Spent the day today driving round English vineyards with two Canadian wine peeps, Andrew and Nicole. We visited three of the finest English producers, and each visit was quite special in its own way. Full write ups to come (of course), but for now some quick notes and a few pictures.
First visit was Nyetimber. Probably the most famous English sparkling wine producer, and rightly so. Brad Greatrix showed us around the home vineyard (above) and took us through an extensive tasting. Nyetimber have 150 hectares now, in 8 sites in Sussex (on greensand soils) and two newer sites in Hampshire (on chalk). The wines released so far have all come from greensand, and they show lovely delicacy and detail of fruit. The chalk soils will add structure and acidity to the wines, Brad reckons (they’ve only made wine from them since the 2013 vintage, and these aren’t in the blends yet).
Highlights? The 2010 Classic Cuvee, just released, is every bit as good as the fabulous 2009. The rose is quite special. The 2009 Tillington is profound, and it was nice to have a vertical of both the Blanc de Blancs and Classic Cuvee. In general, the wines here are getting better every year so go for the more recent vintages.
After a lovely pub lunch in Tillington, we headed to Hambledon. Ian Kellett has ambitious plans here, and his focus is on chalk soils and Chardonnay. The wines are pretty spectacular. We looked at the base wine blends from 2014 and they are just lovely. The current releases of the Premiere Cuvee and Classic Cuvee are quite special. Ian reckons that the goal for the English wineries should be for them to take 25% of Champagne’s market share in the UK (currently 33 million bottles) within a decade. He’s amazed that the Champenois aren’t paying more attention to the UK sparkling wine scene, because it is set to become a very serious competitor for this, the leading export market for Champagne, in a relatively short time.
The chalk soils give a lovely acid structure.

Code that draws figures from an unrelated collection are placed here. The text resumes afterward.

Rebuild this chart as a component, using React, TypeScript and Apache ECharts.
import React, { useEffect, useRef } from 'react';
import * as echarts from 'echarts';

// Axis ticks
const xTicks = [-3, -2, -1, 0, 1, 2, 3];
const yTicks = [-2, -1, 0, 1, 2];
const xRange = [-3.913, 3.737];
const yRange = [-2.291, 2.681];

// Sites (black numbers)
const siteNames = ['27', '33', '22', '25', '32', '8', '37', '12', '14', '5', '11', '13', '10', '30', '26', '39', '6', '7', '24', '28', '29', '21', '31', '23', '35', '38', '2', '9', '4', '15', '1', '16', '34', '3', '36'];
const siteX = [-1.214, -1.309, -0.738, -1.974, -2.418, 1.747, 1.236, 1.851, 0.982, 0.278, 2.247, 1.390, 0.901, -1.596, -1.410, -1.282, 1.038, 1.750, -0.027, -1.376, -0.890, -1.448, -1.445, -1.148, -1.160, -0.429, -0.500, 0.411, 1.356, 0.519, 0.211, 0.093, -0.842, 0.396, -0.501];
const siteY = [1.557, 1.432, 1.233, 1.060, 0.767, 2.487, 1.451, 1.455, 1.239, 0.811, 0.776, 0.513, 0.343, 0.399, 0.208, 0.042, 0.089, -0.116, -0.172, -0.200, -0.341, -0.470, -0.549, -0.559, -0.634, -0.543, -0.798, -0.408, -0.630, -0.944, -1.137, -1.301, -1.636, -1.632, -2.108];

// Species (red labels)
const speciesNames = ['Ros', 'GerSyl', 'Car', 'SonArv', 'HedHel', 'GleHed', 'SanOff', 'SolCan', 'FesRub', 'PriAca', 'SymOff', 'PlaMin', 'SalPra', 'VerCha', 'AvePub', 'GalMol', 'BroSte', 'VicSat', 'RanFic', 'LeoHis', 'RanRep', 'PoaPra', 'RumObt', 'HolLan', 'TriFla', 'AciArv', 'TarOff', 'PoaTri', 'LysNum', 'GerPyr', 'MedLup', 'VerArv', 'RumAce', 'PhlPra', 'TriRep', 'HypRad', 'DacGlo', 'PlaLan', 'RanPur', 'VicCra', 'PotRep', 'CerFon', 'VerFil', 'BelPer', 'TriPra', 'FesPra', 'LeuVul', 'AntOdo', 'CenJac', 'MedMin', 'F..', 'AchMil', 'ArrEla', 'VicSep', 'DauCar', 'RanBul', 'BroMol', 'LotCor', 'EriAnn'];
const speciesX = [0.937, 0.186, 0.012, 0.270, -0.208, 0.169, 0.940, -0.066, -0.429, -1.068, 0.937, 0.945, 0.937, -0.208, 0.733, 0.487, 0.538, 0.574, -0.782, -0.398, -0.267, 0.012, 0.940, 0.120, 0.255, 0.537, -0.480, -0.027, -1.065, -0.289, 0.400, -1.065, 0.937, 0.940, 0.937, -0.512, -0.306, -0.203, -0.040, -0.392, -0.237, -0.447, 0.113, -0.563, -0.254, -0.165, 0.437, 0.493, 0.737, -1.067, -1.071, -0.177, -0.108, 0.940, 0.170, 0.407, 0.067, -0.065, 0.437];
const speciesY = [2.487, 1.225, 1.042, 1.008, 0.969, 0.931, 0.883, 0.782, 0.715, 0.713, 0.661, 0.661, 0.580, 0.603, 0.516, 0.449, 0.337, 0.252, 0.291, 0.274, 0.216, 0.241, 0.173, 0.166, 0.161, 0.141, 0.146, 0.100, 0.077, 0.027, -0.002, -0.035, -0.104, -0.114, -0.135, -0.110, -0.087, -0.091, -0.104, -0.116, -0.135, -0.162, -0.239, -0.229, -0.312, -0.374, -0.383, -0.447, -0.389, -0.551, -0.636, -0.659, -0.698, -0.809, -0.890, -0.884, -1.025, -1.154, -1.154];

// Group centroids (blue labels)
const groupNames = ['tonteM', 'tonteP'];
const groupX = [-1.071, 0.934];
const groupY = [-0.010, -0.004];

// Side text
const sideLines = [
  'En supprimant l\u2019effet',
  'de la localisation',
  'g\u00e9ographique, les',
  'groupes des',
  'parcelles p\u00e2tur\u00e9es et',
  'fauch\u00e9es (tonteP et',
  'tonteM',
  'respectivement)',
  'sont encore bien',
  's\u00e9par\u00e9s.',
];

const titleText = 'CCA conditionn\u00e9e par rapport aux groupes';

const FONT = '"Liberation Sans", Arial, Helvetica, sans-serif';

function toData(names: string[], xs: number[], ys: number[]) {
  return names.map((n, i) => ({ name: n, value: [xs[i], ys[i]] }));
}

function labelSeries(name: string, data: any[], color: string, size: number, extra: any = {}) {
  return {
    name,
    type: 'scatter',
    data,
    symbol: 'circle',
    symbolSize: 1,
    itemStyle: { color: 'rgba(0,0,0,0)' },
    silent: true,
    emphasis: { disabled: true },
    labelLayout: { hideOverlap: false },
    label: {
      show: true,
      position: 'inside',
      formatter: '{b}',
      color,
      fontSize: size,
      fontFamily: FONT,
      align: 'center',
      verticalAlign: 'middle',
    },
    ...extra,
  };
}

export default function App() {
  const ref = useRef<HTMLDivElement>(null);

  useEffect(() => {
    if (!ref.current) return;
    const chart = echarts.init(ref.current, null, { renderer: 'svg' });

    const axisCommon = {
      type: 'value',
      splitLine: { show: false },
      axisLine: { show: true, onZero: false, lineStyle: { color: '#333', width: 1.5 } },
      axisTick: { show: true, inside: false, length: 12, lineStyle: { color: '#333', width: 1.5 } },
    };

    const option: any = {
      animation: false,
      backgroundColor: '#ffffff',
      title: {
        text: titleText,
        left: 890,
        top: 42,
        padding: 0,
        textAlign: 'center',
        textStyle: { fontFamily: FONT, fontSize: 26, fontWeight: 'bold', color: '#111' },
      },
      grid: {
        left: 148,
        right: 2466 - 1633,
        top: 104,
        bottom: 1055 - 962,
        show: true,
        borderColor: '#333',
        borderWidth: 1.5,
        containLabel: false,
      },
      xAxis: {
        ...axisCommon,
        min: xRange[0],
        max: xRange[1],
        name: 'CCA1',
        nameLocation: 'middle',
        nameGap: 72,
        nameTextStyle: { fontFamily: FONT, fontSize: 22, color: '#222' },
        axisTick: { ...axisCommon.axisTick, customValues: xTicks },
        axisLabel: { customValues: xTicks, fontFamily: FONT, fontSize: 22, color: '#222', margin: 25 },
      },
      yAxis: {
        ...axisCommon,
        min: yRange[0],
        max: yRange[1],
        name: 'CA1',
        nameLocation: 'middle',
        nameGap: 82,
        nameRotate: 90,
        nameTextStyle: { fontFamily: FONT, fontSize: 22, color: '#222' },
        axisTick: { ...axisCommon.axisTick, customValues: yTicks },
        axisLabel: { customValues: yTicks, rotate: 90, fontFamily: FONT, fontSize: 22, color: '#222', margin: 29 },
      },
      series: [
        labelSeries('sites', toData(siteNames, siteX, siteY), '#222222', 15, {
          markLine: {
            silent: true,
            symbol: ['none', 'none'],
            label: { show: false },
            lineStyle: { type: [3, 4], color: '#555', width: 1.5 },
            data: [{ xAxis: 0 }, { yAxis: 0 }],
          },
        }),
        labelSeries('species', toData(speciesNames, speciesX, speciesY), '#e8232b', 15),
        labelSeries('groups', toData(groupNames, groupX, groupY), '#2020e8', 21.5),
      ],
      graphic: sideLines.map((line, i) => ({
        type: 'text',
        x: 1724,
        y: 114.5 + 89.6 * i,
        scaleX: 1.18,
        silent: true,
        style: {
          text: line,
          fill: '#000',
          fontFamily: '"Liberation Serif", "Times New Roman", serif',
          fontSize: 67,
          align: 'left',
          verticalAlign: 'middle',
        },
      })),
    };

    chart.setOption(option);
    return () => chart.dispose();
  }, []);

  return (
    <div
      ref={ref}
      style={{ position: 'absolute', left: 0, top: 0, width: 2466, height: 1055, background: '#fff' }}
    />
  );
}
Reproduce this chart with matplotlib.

Kellett’s approach is to take a non-vintage model, which makes a lot of sense.
We had a look at the gravity flow winery, together with its two ultra-cool Cocquard presses, which give an incredible level of control over the pressing stage, which is one of the critical points in fizz production.
The final stop was at Coates & Seely. Nicholas and Virginia Coates allowed us to invade their spectacular home in order for us to hear the story of Coates & Seely and taste their wine. Like Hambledon, these are wines made from grapes grown on chalk, and this gives them a keen acid structure and linearity. Coates & Seely are also aiming at a non-vintage model, and both the regular and rose NV are seriously good wines. Nicholas is very excited about the impending release of the Blanc de Blancs and the Perfide vintage Blanc de Blancs, which he thinks are very special. The pink Perfide is certainly a special wine.
It was a good way to end a really lovely day. I never thought I’d be taking foreign visitors round England’s top wineries like this. How far the English wine scene has come in such a short time, because all three of these producers are making world class wines in my opinion, and they aren’t alone.